### Required work:
Images do not belong in the copy. Retype all the entries below exactly.

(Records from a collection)
• • • • • • •
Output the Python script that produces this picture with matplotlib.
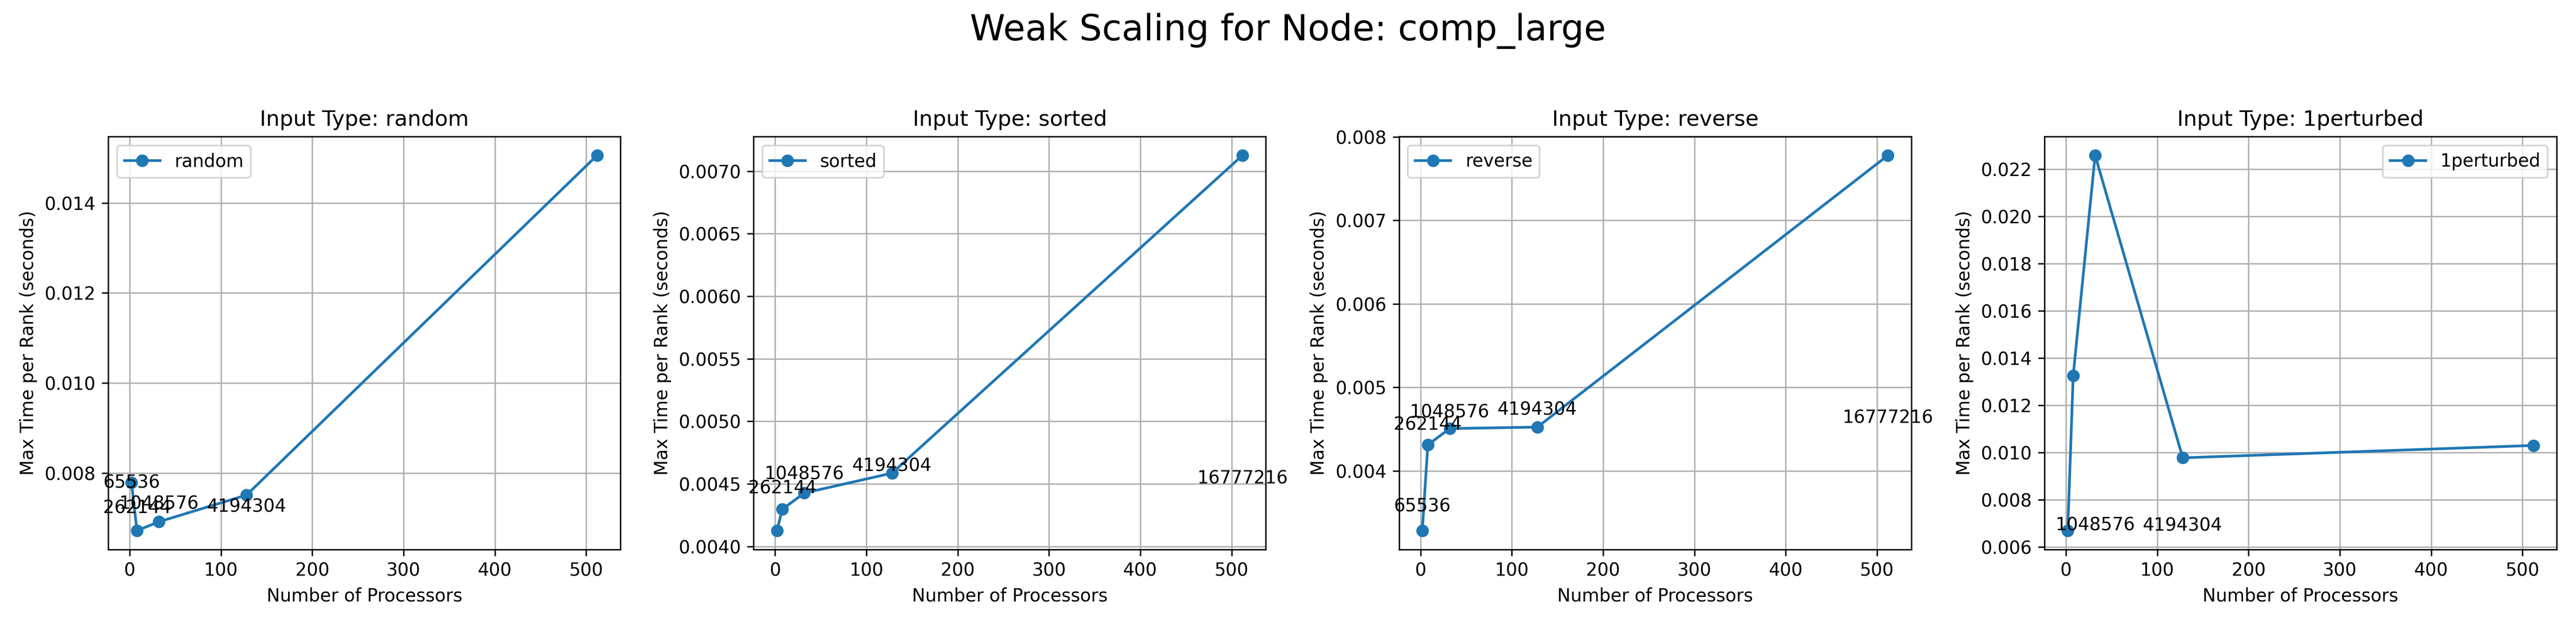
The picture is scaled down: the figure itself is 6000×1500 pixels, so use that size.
import matplotlib
matplotlib.use("Agg")
import matplotlib.pyplot as plt

node = "comp_large"
input_types = ["random", "sorted", "reverse", "1perturbed"]
procs = [2, 8, 32, 128, 512]
sizes = [65536, 262144, 1048576, 4194304, 16777216]

# max time per rank (seconds)
random_time = [0.00779, 0.006725, 0.00692, 0.007514, 0.015058]
sorted_time = [0.004127, 0.004298, 0.004427, 0.004586, 0.007127]
reverse_time = [0.003285, 0.004311, 0.004507, 0.004524, 0.00778]
perturbed_time = [0.006686, 0.013256, 0.022581, 0.009767, 0.010291]

# y values used for the size annotations
random_label_y = [0.007279, 0.006713, 0.006809, 0.006745, 0.0060]
sorted_label_y = [0.0039, 0.004279, 0.004394, 0.004459, 0.004359]
reverse_label_y = [0.003296, 0.004278, 0.004425, 0.004457, 0.004359]
perturbed_label_y = [0.0058, 0.0058, 0.005927, 0.005915, 0.0058]

times = [random_time, sorted_time, reverse_time, perturbed_time]
label_ys = [random_label_y, sorted_label_y, reverse_label_y, perturbed_label_y]

fig, axes = plt.subplots(1, 4, figsize=(20, 5), dpi=300)
fig.suptitle(f"Weak Scaling for Node: {node}", fontsize=20)

for ax, itype, t, ly in zip(axes, input_types, times, label_ys):
    ax.plot(procs, t, marker='o', label=itype)
    for p, s, y in zip(procs, sizes, ly):
        ax.annotate(str(s), (p, y), textcoords="offset points", xytext=(0, 10), ha='center')
    ax.set_title(f"Input Type: {itype}")
    ax.set_xlabel("Number of Processors")
    ax.set_ylabel("Max Time per Rank (seconds)")
    ax.legend()
    ax.grid(True)

plt.subplots_adjust(left=0.042, right=0.9925, bottom=0.147, top=0.788, wspace=0.26)
plt.savefig("out.png")
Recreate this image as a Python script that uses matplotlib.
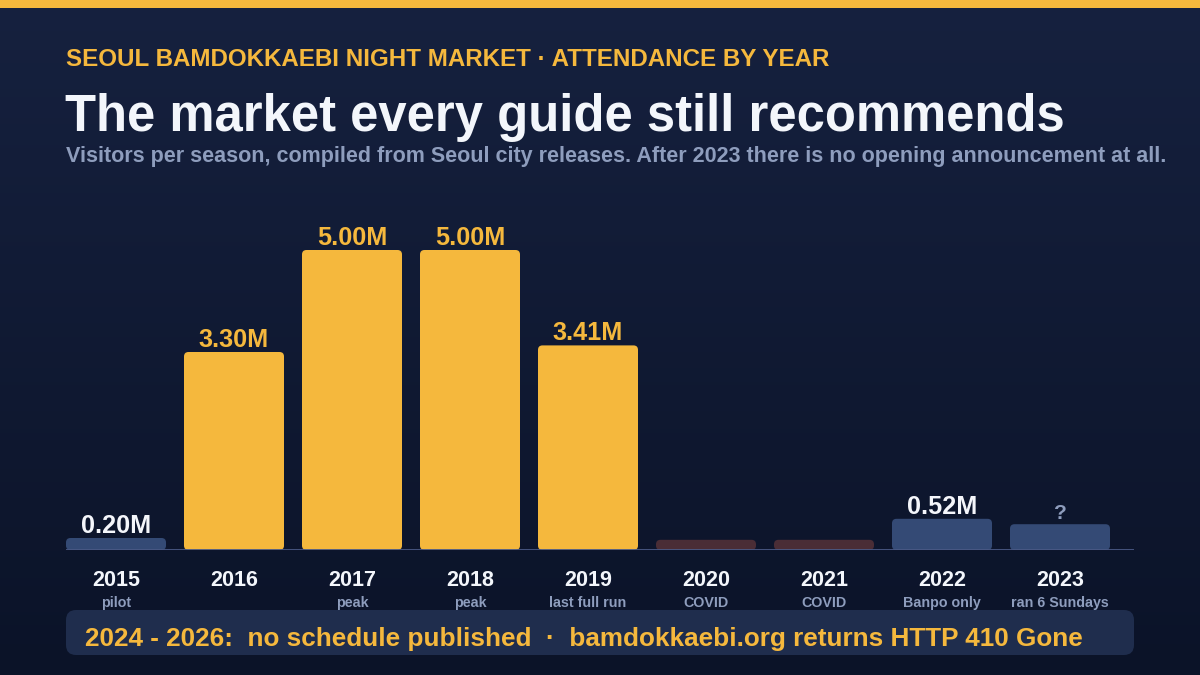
import numpy as np
import matplotlib
matplotlib.use("Agg")
from matplotlib import pyplot as plt
from matplotlib.patches import FancyBboxPatch, Rectangle

plt.rcParams['font.family'] = ['Liberation Sans', 'DejaVu Sans']

# data
years = ["2015", "2016", "2017", "2018", "2019", "2020", "2021", "2022", "2023"]
notes = ["pilot", "", "peak", "peak", "last full run", "COVID", "COVID", "Banpo only", "ran 6 Sundays"]
visitors = [0.20, 3.30, 5.00, 5.00, 3.41, 0.17, 0.17, 0.52, 0.43]  # millions (2020/21 stub, 2023 placeholder)
value_labels = ["0.20M", "3.30M", "5.00M", "5.00M", "3.41M", "", "", "0.52M", "?"]
kinds = ["minor", "main", "main", "main", "main", "covid", "covid", "minor", "minor"]

GOLD = "#f5b83d"
BAR_COLORS = {"main": GOLD, "minor": "#344a75", "covid": "#4a2d36"}
LABEL_COLORS = {"0.20M": "#f4f6fb", "0.52M": "#f4f6fb", "?": "#8e9dbd"}

W, H = 1200, 675
fig = plt.figure(figsize=(12, 6.75), dpi=100)

# background gradient
bg = fig.add_axes([0, 0, 1, 1])
grad = np.linspace(0, 1, 256).reshape(-1, 1)
top = np.array([0x16, 0x21, 0x3f]) / 255
bot = np.array([0x0b, 0x13, 0x28]) / 255
img = top + (bot - top) * grad[:, :, None]
bg.imshow(img, aspect="auto", extent=[0, W, H, 0])
bg.set_xlim(0, W)
bg.set_ylim(H, 0)
bg.axis("off")
bg.add_patch(Rectangle((0, 0), W, 8, color=GOLD, lw=0))

# header text
bg.text(66, 66, "SEOUL BAMDOKKAEBI NIGHT MARKET \u00b7 ATTENDANCE BY YEAR", color=GOLD,
        fontsize=17.4, fontweight="bold", va="baseline")
bg.text(65, 131, "The market every guide still recommends", color="#f3f6fb",
        fontsize=36.5, fontweight="bold", va="baseline")
bg.text(66, 162, "Visitors per season, compiled from Seoul city releases. After 2023 there is no opening announcement at all.",
        color="#8e9dbd", fontsize=15.5, fontweight="bold", va="baseline")

# footer box
bg.add_patch(FancyBboxPatch((66, 610), 1068, 45, boxstyle="round,pad=0,rounding_size=10",
                            fc="#1f2d4d", ec="none"))
bg.text(85, 646, "2024 - 2026:  no schedule published  \u00b7  bamdokkaebi.org returns HTTP 410 Gone",
        color=GOLD, fontsize=18.8, fontweight="bold", va="baseline")

# chart axes: baseline at y=550 px, 60 px per million, 118 px between bars
base_px = 550
top_px = 200
px_per_m = 60
pitch = 118
ax = fig.add_axes([66 / W, (H - base_px) / H, 1068 / W, (base_px - top_px) / H])
ax.set_xlim(-50 / pitch, 1018 / pitch)
ax.set_ylim(0, (base_px - top_px) / px_per_m)
ax.axis("off")

x_per_px = 1 / pitch
y_per_px = 1 / px_per_m
aspect = y_per_px / x_per_px
bar_w = 100 * x_per_px

for i, (v, k) in enumerate(zip(visitors, kinds)):
    h_px = v * px_per_m
    r_px = min(4.5, h_px / 2)
    box = FancyBboxPatch((i - bar_w / 2, 0), bar_w, v,
                         boxstyle=f"round,pad=0,rounding_size={r_px * x_per_px}",
                         mutation_aspect=aspect, fc=BAR_COLORS[k], ec="none")
    ax.add_patch(box)
    lab = value_labels[i]
    if lab:
        col = LABEL_COLORS.get(lab, GOLD)
        ax.text(i, v + 5 * y_per_px, lab, ha="center", va="baseline", color=col,
                fontsize=18.2 if lab != "?" else 15, fontweight="bold")

ax.axhline(0, color="#4a5985", lw=2, zorder=3)

for i, (yr, note) in enumerate(zip(years, notes)):
    ax.text(i, -36 * y_per_px, yr, ha="center", va="baseline", color="#f3f6fb",
            fontsize=15.5, fontweight="bold", clip_on=False)
    if note:
        ax.text(i, -57 * y_per_px, note, ha="center", va="baseline", color="#8e9dbd",
                fontsize=10.3, fontweight="bold", clip_on=False)

plt.savefig("out.png", dpi=100, facecolor=fig.get_facecolor())
plt.close()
• • • • • • •
### Result:
Output the Python script that produces this picture with matplotlib.
The picture is scaled down: the figure itself is 6000×1500 pixels, so use that size.
import matplotlib
matplotlib.use("Agg")
import matplotlib.pyplot as plt

node = "comp_large"
input_types = ["random", "sorted", "reverse", "1perturbed"]
procs = [2, 8, 32, 128, 512]
sizes = [65536, 262144, 1048576, 4194304, 16777216]

# max time per rank (seconds)
random_time = [0.00779, 0.006725, 0.00692, 0.007514, 0.015058]
sorted_time = [0.004127, 0.004298, 0.004427, 0.004586, 0.007127]
reverse_time = [0.003285, 0.004311, 0.004507, 0.004524, 0.00778]
perturbed_time = [0.006686, 0.013256, 0.022581, 0.009767, 0.010291]

# y values used for the size annotations
random_label_y = [0.007279, 0.006713, 0.006809, 0.006745, 0.0060]
sorted_label_y = [0.0039, 0.004279, 0.004394, 0.004459, 0.004359]
reverse_label_y = [0.003296, 0.004278, 0.004425, 0.004457, 0.004359]
perturbed_label_y = [0.0058, 0.0058, 0.005927, 0.005915, 0.0058]

times = [random_time, sorted_time, reverse_time, perturbed_time]
label_ys = [random_label_y, sorted_label_y, reverse_label_y, perturbed_label_y]

fig, axes = plt.subplots(1, 4, figsize=(20, 5), dpi=300)
fig.suptitle(f"Weak Scaling for Node: {node}", fontsize=20)

for ax, itype, t, ly in zip(axes, input_types, times, label_ys):
    ax.plot(procs, t, marker='o', label=itype)
    for p, s, y in zip(procs, sizes, ly):
        ax.annotate(str(s), (p, y), textcoords="offset points", xytext=(0, 10), ha='center')
    ax.set_title(f"Input Type: {itype}")
    ax.set_xlabel("Number of Processors")
    ax.set_ylabel("Max Time per Rank (seconds)")
    ax.legend()
    ax.grid(True)

plt.subplots_adjust(left=0.042, right=0.9925, bottom=0.147, top=0.788, wspace=0.26)
plt.savefig("out.png")
Recreate this image as a Python script that uses matplotlib.
import numpy as np
import matplotlib
matplotlib.use("Agg")
from matplotlib import pyplot as plt
from matplotlib.patches import FancyBboxPatch, Rectangle

plt.rcParams['font.family'] = ['Liberation Sans', 'DejaVu Sans']

# data
years = ["2015", "2016", "2017", "2018", "2019", "2020", "2021", "2022", "2023"]
notes = ["pilot", "", "peak", "peak", "last full run", "COVID", "COVID", "Banpo only", "ran 6 Sundays"]
visitors = [0.20, 3.30, 5.00, 5.00, 3.41, 0.17, 0.17, 0.52, 0.43]  # millions (2020/21 stub, 2023 placeholder)
value_labels = ["0.20M", "3.30M", "5.00M", "5.00M", "3.41M", "", "", "0.52M", "?"]
kinds = ["minor", "main", "main", "main", "main", "covid", "covid", "minor", "minor"]

GOLD = "#f5b83d"
BAR_COLORS = {"main": GOLD, "minor": "#344a75", "covid": "#4a2d36"}
LABEL_COLORS = {"0.20M": "#f4f6fb", "0.52M": "#f4f6fb", "?": "#8e9dbd"}

W, H = 1200, 675
fig = plt.figure(figsize=(12, 6.75), dpi=100)

# background gradient
bg = fig.add_axes([0, 0, 1, 1])
grad = np.linspace(0, 1, 256).reshape(-1, 1)
top = np.array([0x16, 0x21, 0x3f]) / 255
bot = np.array([0x0b, 0x13, 0x28]) / 255
img = top + (bot - top) * grad[:, :, None]
bg.imshow(img, aspect="auto", extent=[0, W, H, 0])
bg.set_xlim(0, W)
bg.set_ylim(H, 0)
bg.axis("off")
bg.add_patch(Rectangle((0, 0), W, 8, color=GOLD, lw=0))

# header text
bg.text(66, 66, "SEOUL BAMDOKKAEBI NIGHT MARKET \u00b7 ATTENDANCE BY YEAR", color=GOLD,
        fontsize=17.4, fontweight="bold", va="baseline")
bg.text(65, 131, "The market every guide still recommends", color="#f3f6fb",
        fontsize=36.5, fontweight="bold", va="baseline")
bg.text(66, 162, "Visitors per season, compiled from Seoul city releases. After 2023 there is no opening announcement at all.",
        color="#8e9dbd", fontsize=15.5, fontweight="bold", va="baseline")

# footer box
bg.add_patch(FancyBboxPatch((66, 610), 1068, 45, boxstyle="round,pad=0,rounding_size=10",
                            fc="#1f2d4d", ec="none"))
bg.text(85, 646, "2024 - 2026:  no schedule published  \u00b7  bamdokkaebi.org returns HTTP 410 Gone",
        color=GOLD, fontsize=18.8, fontweight="bold", va="baseline")

# chart axes: baseline at y=550 px, 60 px per million, 118 px between bars
base_px = 550
top_px = 200
px_per_m = 60
pitch = 118
ax = fig.add_axes([66 / W, (H - base_px) / H, 1068 / W, (base_px - top_px) / H])
ax.set_xlim(-50 / pitch, 1018 / pitch)
ax.set_ylim(0, (base_px - top_px) / px_per_m)
ax.axis("off")

x_per_px = 1 / pitch
y_per_px = 1 / px_per_m
aspect = y_per_px / x_per_px
bar_w = 100 * x_per_px

for i, (v, k) in enumerate(zip(visitors, kinds)):
    h_px = v * px_per_m
    r_px = min(4.5, h_px / 2)
    box = FancyBboxPatch((i - bar_w / 2, 0), bar_w, v,
                         boxstyle=f"round,pad=0,rounding_size={r_px * x_per_px}",
                         mutation_aspect=aspect, fc=BAR_COLORS[k], ec="none")
    ax.add_patch(box)
    lab = value_labels[i]
    if lab:
        col = LABEL_COLORS.get(lab, GOLD)
        ax.text(i, v + 5 * y_per_px, lab, ha="center", va="baseline", color=col,
                fontsize=18.2 if lab != "?" else 15, fontweight="bold")

ax.axhline(0, color="#4a5985", lw=2, zorder=3)

for i, (yr, note) in enumerate(zip(years, notes)):
    ax.text(i, -36 * y_per_px, yr, ha="center", va="baseline", color="#f3f6fb",
            fontsize=15.5, fontweight="bold", clip_on=False)
    if note:
        ax.text(i, -57 * y_per_px, note, ha="center", va="baseline", color="#8e9dbd",
                fontsize=10.3, fontweight="bold", clip_on=False)

plt.savefig("out.png", dpi=100, facecolor=fig.get_facecolor())
plt.close()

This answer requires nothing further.